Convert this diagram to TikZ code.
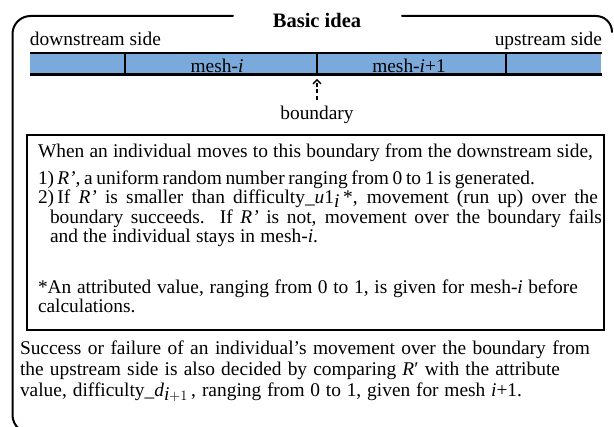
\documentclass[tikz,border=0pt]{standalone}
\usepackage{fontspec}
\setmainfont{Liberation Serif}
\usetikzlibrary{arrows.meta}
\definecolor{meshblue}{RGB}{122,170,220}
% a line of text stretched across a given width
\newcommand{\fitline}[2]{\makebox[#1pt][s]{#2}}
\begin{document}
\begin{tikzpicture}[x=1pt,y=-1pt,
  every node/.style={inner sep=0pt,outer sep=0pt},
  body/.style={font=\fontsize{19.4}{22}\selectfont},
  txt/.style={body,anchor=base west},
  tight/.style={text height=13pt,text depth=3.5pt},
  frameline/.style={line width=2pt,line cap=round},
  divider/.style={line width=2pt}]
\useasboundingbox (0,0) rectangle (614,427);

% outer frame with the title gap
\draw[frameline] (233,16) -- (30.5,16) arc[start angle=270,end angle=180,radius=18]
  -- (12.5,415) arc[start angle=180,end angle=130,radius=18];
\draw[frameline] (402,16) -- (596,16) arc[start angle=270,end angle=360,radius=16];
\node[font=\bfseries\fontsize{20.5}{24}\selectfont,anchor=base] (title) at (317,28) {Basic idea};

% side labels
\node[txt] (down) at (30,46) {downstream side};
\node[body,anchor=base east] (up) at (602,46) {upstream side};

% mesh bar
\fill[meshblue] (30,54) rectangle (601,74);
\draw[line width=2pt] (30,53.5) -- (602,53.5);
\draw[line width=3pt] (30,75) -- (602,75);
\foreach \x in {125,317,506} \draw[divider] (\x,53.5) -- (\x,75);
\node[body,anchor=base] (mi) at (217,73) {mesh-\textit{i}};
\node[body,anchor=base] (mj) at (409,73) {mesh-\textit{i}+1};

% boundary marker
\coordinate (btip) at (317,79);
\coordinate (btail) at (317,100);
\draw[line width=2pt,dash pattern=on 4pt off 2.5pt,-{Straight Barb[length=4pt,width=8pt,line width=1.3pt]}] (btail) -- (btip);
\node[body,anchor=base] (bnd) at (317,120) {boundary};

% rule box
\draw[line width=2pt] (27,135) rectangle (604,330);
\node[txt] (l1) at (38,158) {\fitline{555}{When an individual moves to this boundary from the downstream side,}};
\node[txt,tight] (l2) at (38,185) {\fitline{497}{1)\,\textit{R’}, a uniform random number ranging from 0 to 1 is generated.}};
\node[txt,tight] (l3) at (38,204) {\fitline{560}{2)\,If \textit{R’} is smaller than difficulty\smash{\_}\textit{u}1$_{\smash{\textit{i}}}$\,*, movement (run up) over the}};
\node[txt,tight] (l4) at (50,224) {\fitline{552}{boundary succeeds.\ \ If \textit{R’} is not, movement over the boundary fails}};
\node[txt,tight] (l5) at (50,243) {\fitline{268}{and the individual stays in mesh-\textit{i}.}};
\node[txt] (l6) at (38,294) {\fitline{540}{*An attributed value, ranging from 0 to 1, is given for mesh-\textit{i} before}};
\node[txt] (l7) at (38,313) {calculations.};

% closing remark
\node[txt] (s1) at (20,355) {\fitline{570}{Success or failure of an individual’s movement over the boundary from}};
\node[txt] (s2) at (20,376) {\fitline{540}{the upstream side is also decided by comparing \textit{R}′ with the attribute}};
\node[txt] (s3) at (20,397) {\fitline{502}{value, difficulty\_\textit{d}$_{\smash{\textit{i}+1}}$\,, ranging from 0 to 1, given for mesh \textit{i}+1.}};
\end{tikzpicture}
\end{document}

---

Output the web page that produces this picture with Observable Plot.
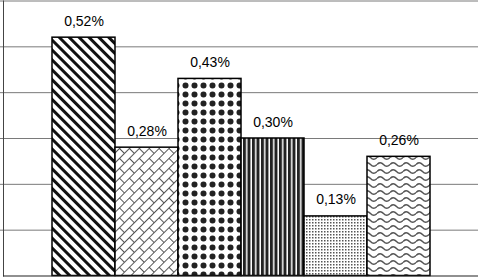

■ **EXERCISE**
Restate word for word the part that opens with the line containing "Convert this diagram to TikZ code." and closes with the line containing "(0,0) rectangle (614,427);", both ends included, and nothing else. Omit any images.

■ **RESPONSE TO THIS EXERCISE**
Convert this diagram to TikZ code.
\documentclass[tikz,border=0pt]{standalone}
\usepackage{fontspec}
\setmainfont{Liberation Serif}
\usetikzlibrary{arrows.meta}
\definecolor{meshblue}{RGB}{122,170,220}
% a line of text stretched across a given width
\newcommand{\fitline}[2]{\makebox[#1pt][s]{#2}}
\begin{document}
\begin{tikzpicture}[x=1pt,y=-1pt,
  every node/.style={inner sep=0pt,outer sep=0pt},
  body/.style={font=\fontsize{19.4}{22}\selectfont},
  txt/.style={body,anchor=base west},
  tight/.style={text height=13pt,text depth=3.5pt},
  frameline/.style={line width=2pt,line cap=round},
  divider/.style={line width=2pt}]
\useasboundingbox (0,0) rectangle (614,427);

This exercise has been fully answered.